During the workshops with traditional leaders and other stakeholders in the provinces, there was support for the establishment of a secretariat and the office of a Commissioner for Customary Courts (which is called the ‘Registrar for Customary Courts’ in the draft Bill) and especially for the coordination and training aspect thereof. The only exception was KwaZulu- Natal, where the view was expressed that supervision should be done by the local magistrate in his/her area of jurisdiction as is the case at present. Professor Kerr supports the view of KwaZulu-Natal.

The different views were considered in the project committee. It seemed to the committee that the preponderance of opinion was in favour of a Commissioner for Customary Courts or secretariat. The preponderant view was that keeping the supervision and monitoring of customary courts away from magistrates courts and leaving the process to a dedicated office would insulate customary law and its adjudicatory procedures from encroachment by the common law through too much association with magistrates’ courts. The commission would preserve a strictly customary universe, sufficient unto itself until human rights and constitutional considerations compelled referring out of a matter to the general law system where it could progress all the way to the Constitutional Court if necessary. Thus, the creation of the office of a commissioner to supervise the customary courts does not mean shielding customary law abuse from constitutional or further judicial scrutiny or review. Such a dedicated office together with the creation of customary appeal courts would keep the promise to the rural people that the reform process would honour the way they dispense justice and would deliver to them customary law that was recognisable and that would hold sway in the bulk of their affairs. At the same time, the system would ensure that the law and procedure of customary courts was consistent with the values of the Constitution. Based on the above responses and considerations, the draft Bill provides for the establishment of the office of Commissioner for Customary Courts (which is called the Registrar for Customary Courts in the draft Bill)[74].

Although the original idea was to have one national secretariat with a Commissioner for Customary Courts assisted by assistant Commissioners in the relevant provinces, the project committee on customary law decided that it is better to decentralise the process and have a Commissioner for Customary Courts with a secretariat in each province where customary courts exist. The draft Bill reflects this position[75].

The other issue that arose in relation to the office of Commissioner for Customary Courts is whether the commissioner should have judicial powers or only administrative powers. On the one hand, it was argued that cases emanating from customary courts, especially civil cases, should be kept out of the “western” magistrates’ courts. In such cases, reviews would go to the Commissioner for Customary Courts who would dispose of them. The Commissioner would then have the power to vary the decision of the customary court or refer the case back for retrial by the same or another court. On the other hand, there was the view that the Commissioner should not have any judicial powers but should serve purely administrative and fiscal duties as the controller of the courts and as a kind of jurisdictional traffic officer directing matters out when the need arises or keeping them where they are if no injustice has or is likely to occur. It is thought that in accordance with the principle of separation of powers, a person performing predominantly administrative functions should not at the same time function as a judicial officer[76].

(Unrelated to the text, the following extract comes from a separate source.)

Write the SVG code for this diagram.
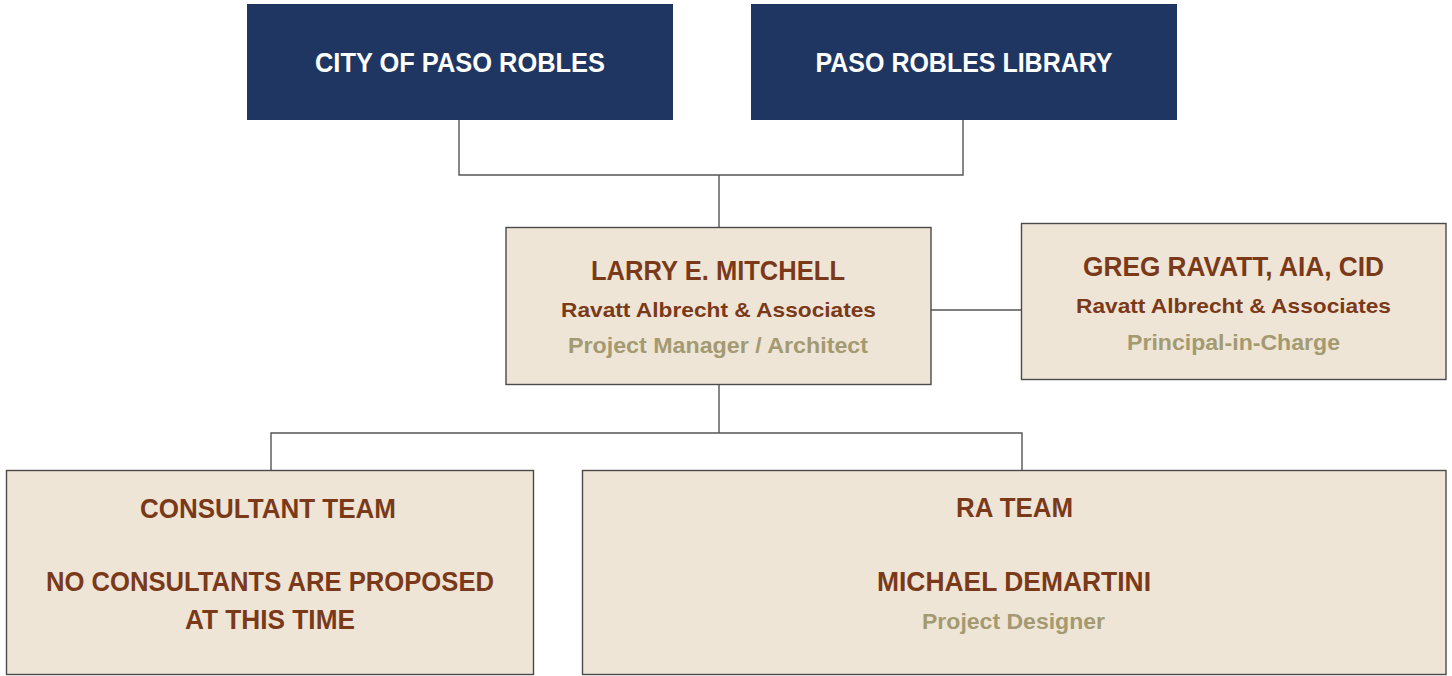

A middle way is adopted in the draft Bill. According to clause 24 the Commissioner for Customary Courts shall largely have administrative functions. His or her functions include: (a) advising the Minister in respect of the constitution, jurisdiction and membership of customary courts, (b) subject to the general and special directions of the Minister, the guidance and supervision of customary courts and (c) such other matters and duties as may from time to time be assigned to him by the Minister. In addition to these powers, the Commissioner may, on application by one of the parties to a dispute or by an accused person appearing before a customary court, inquire into a matter and, if it appears to him to be in the interests of justice, order the transfer of the matter for hearing by another customary court or a magistrate’s court of competent jurisdiction. The Commissioner may, however, decline to exercise the power to transfer if such transfer is not justified.


[74] Clauses 24 and 25 of the draft Bill.

[75] Ibid

[76] See De Lange v Smuts NO 1998 SA 785 (CC), 1998 (7) BCLR 779 (CC); South African Association of Personal Injury Lawyers v Heath 2001 (1) SA 883 (CC), 2001 (1) BCLR 77 (CC). The principle of separation of powers does not appear to apply to traditional leaders and their councillors but should apply to a nontraditional creation such as a customary court’s commissioner.